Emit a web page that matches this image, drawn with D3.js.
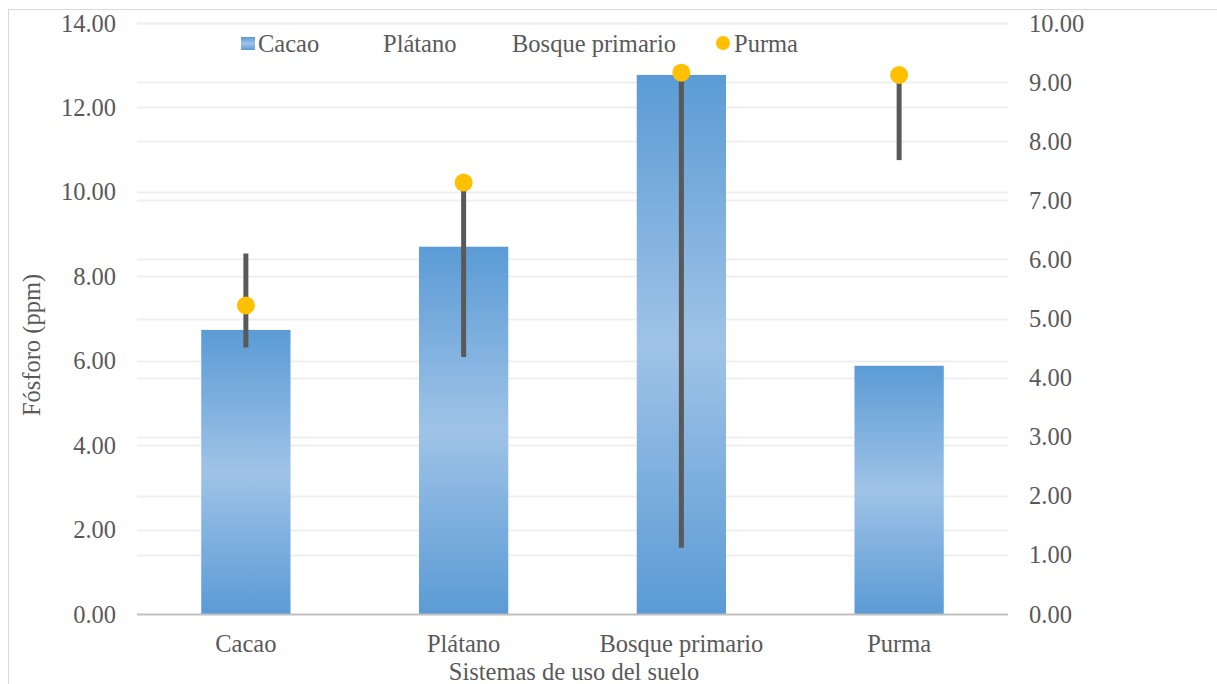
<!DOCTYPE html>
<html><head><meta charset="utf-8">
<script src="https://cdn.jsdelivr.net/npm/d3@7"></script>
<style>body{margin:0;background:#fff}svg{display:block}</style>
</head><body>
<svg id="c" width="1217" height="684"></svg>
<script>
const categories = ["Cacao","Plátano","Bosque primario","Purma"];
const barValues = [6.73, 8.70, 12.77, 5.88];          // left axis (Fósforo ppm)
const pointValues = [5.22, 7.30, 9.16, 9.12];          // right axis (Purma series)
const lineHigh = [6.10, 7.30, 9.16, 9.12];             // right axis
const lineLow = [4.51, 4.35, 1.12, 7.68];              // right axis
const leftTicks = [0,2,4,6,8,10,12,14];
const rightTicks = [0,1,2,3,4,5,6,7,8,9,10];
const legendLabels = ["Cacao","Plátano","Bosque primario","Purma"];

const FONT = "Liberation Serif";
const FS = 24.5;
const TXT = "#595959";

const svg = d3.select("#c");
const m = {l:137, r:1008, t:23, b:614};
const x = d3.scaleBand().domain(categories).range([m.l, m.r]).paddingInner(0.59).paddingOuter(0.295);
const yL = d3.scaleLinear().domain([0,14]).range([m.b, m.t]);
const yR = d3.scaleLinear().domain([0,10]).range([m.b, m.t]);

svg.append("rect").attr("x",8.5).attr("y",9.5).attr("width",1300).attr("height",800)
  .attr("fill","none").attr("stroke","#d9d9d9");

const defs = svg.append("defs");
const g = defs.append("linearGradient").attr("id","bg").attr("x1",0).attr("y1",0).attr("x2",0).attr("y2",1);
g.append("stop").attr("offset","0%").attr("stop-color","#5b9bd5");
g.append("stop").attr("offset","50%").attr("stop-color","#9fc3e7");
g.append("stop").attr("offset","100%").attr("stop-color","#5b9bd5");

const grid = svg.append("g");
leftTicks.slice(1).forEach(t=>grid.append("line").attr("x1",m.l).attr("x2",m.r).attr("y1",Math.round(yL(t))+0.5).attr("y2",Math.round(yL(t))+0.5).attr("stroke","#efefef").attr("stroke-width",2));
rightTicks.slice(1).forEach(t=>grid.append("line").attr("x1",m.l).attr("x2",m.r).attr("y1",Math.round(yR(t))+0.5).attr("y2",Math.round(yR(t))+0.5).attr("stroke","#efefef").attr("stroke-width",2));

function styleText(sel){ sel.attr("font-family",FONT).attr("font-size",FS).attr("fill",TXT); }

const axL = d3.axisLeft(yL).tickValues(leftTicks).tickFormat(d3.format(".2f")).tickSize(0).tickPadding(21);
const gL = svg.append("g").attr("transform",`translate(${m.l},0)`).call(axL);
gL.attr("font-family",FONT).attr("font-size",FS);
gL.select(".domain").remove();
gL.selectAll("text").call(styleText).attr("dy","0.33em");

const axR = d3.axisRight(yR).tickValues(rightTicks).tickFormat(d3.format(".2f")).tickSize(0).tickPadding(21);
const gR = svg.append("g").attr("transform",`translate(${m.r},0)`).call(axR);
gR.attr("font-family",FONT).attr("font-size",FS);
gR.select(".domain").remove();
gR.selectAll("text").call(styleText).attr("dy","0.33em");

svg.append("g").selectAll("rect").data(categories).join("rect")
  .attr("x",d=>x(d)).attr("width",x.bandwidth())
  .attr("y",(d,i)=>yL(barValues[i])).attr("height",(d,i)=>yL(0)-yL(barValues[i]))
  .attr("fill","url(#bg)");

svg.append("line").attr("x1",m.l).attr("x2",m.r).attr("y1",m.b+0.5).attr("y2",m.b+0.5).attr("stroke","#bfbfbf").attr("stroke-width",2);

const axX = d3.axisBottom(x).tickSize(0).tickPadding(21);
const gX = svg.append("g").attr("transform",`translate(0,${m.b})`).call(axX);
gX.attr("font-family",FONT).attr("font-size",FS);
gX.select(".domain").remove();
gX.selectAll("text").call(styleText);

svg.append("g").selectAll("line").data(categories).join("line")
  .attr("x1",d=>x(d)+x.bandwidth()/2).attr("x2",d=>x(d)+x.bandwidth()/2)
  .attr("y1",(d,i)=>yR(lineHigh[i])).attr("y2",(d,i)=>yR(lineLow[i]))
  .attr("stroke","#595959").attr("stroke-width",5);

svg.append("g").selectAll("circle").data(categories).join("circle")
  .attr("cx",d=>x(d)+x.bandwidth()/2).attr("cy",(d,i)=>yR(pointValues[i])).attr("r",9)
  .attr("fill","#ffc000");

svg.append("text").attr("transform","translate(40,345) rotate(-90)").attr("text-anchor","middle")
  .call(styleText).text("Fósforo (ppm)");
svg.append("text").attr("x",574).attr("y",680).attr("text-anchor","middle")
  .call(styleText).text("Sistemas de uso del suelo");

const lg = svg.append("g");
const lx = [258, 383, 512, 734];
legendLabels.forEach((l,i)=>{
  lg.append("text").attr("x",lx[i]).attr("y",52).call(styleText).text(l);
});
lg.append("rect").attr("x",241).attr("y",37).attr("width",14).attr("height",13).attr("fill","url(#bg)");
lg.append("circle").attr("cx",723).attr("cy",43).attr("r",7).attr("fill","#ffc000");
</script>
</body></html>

········

## REQUIREMENTS
Every line above should be repeated exactly; pictures stay out of the copy.

## SOLUTION
Emit a web page that matches this image, drawn with D3.js.
<!DOCTYPE html>
<html><head><meta charset="utf-8">
<script src="https://cdn.jsdelivr.net/npm/d3@7"></script>
<style>body{margin:0;background:#fff}svg{display:block}</style>
</head><body>
<svg id="c" width="1217" height="684"></svg>
<script>
const categories = ["Cacao","Plátano","Bosque primario","Purma"];
const barValues = [6.73, 8.70, 12.77, 5.88];          // left axis (Fósforo ppm)
const pointValues = [5.22, 7.30, 9.16, 9.12];          // right axis (Purma series)
const lineHigh = [6.10, 7.30, 9.16, 9.12];             // right axis
const lineLow = [4.51, 4.35, 1.12, 7.68];              // right axis
const leftTicks = [0,2,4,6,8,10,12,14];
const rightTicks = [0,1,2,3,4,5,6,7,8,9,10];
const legendLabels = ["Cacao","Plátano","Bosque primario","Purma"];

const FONT = "Liberation Serif";
const FS = 24.5;
const TXT = "#595959";

const svg = d3.select("#c");
const m = {l:137, r:1008, t:23, b:614};
const x = d3.scaleBand().domain(categories).range([m.l, m.r]).paddingInner(0.59).paddingOuter(0.295);
const yL = d3.scaleLinear().domain([0,14]).range([m.b, m.t]);
const yR = d3.scaleLinear().domain([0,10]).range([m.b, m.t]);

svg.append("rect").attr("x",8.5).attr("y",9.5).attr("width",1300).attr("height",800)
  .attr("fill","none").attr("stroke","#d9d9d9");

const defs = svg.append("defs");
const g = defs.append("linearGradient").attr("id","bg").attr("x1",0).attr("y1",0).attr("x2",0).attr("y2",1);
g.append("stop").attr("offset","0%").attr("stop-color","#5b9bd5");
g.append("stop").attr("offset","50%").attr("stop-color","#9fc3e7");
g.append("stop").attr("offset","100%").attr("stop-color","#5b9bd5");

const grid = svg.append("g");
leftTicks.slice(1).forEach(t=>grid.append("line").attr("x1",m.l).attr("x2",m.r).attr("y1",Math.round(yL(t))+0.5).attr("y2",Math.round(yL(t))+0.5).attr("stroke","#efefef").attr("stroke-width",2));
rightTicks.slice(1).forEach(t=>grid.append("line").attr("x1",m.l).attr("x2",m.r).attr("y1",Math.round(yR(t))+0.5).attr("y2",Math.round(yR(t))+0.5).attr("stroke","#efefef").attr("stroke-width",2));

function styleText(sel){ sel.attr("font-family",FONT).attr("font-size",FS).attr("fill",TXT); }

const axL = d3.axisLeft(yL).tickValues(leftTicks).tickFormat(d3.format(".2f")).tickSize(0).tickPadding(21);
const gL = svg.append("g").attr("transform",`translate(${m.l},0)`).call(axL);
gL.attr("font-family",FONT).attr("font-size",FS);
gL.select(".domain").remove();
gL.selectAll("text").call(styleText).attr("dy","0.33em");

const axR = d3.axisRight(yR).tickValues(rightTicks).tickFormat(d3.format(".2f")).tickSize(0).tickPadding(21);
const gR = svg.append("g").attr("transform",`translate(${m.r},0)`).call(axR);
gR.attr("font-family",FONT).attr("font-size",FS);
gR.select(".domain").remove();
gR.selectAll("text").call(styleText).attr("dy","0.33em");

svg.append("g").selectAll("rect").data(categories).join("rect")
  .attr("x",d=>x(d)).attr("width",x.bandwidth())
  .attr("y",(d,i)=>yL(barValues[i])).attr("height",(d,i)=>yL(0)-yL(barValues[i]))
  .attr("fill","url(#bg)");

svg.append("line").attr("x1",m.l).attr("x2",m.r).attr("y1",m.b+0.5).attr("y2",m.b+0.5).attr("stroke","#bfbfbf").attr("stroke-width",2);

const axX = d3.axisBottom(x).tickSize(0).tickPadding(21);
const gX = svg.append("g").attr("transform",`translate(0,${m.b})`).call(axX);
gX.attr("font-family",FONT).attr("font-size",FS);
gX.select(".domain").remove();
gX.selectAll("text").call(styleText);

svg.append("g").selectAll("line").data(categories).join("line")
  .attr("x1",d=>x(d)+x.bandwidth()/2).attr("x2",d=>x(d)+x.bandwidth()/2)
  .attr("y1",(d,i)=>yR(lineHigh[i])).attr("y2",(d,i)=>yR(lineLow[i]))
  .attr("stroke","#595959").attr("stroke-width",5);

svg.append("g").selectAll("circle").data(categories).join("circle")
  .attr("cx",d=>x(d)+x.bandwidth()/2).attr("cy",(d,i)=>yR(pointValues[i])).attr("r",9)
  .attr("fill","#ffc000");

svg.append("text").attr("transform","translate(40,345) rotate(-90)").attr("text-anchor","middle")
  .call(styleText).text("Fósforo (ppm)");
svg.append("text").attr("x",574).attr("y",680).attr("text-anchor","middle")
  .call(styleText).text("Sistemas de uso del suelo");

const lg = svg.append("g");
const lx = [258, 383, 512, 734];
legendLabels.forEach((l,i)=>{
  lg.append("text").attr("x",lx[i]).attr("y",52).call(styleText).text(l);
});
lg.append("rect").attr("x",241).attr("y",37).attr("width",14).attr("height",13).attr("fill","url(#bg)");
lg.append("circle").attr("cx",723).attr("cy",43).attr("r",7).attr("fill","#ffc000");
</script>
</body></html>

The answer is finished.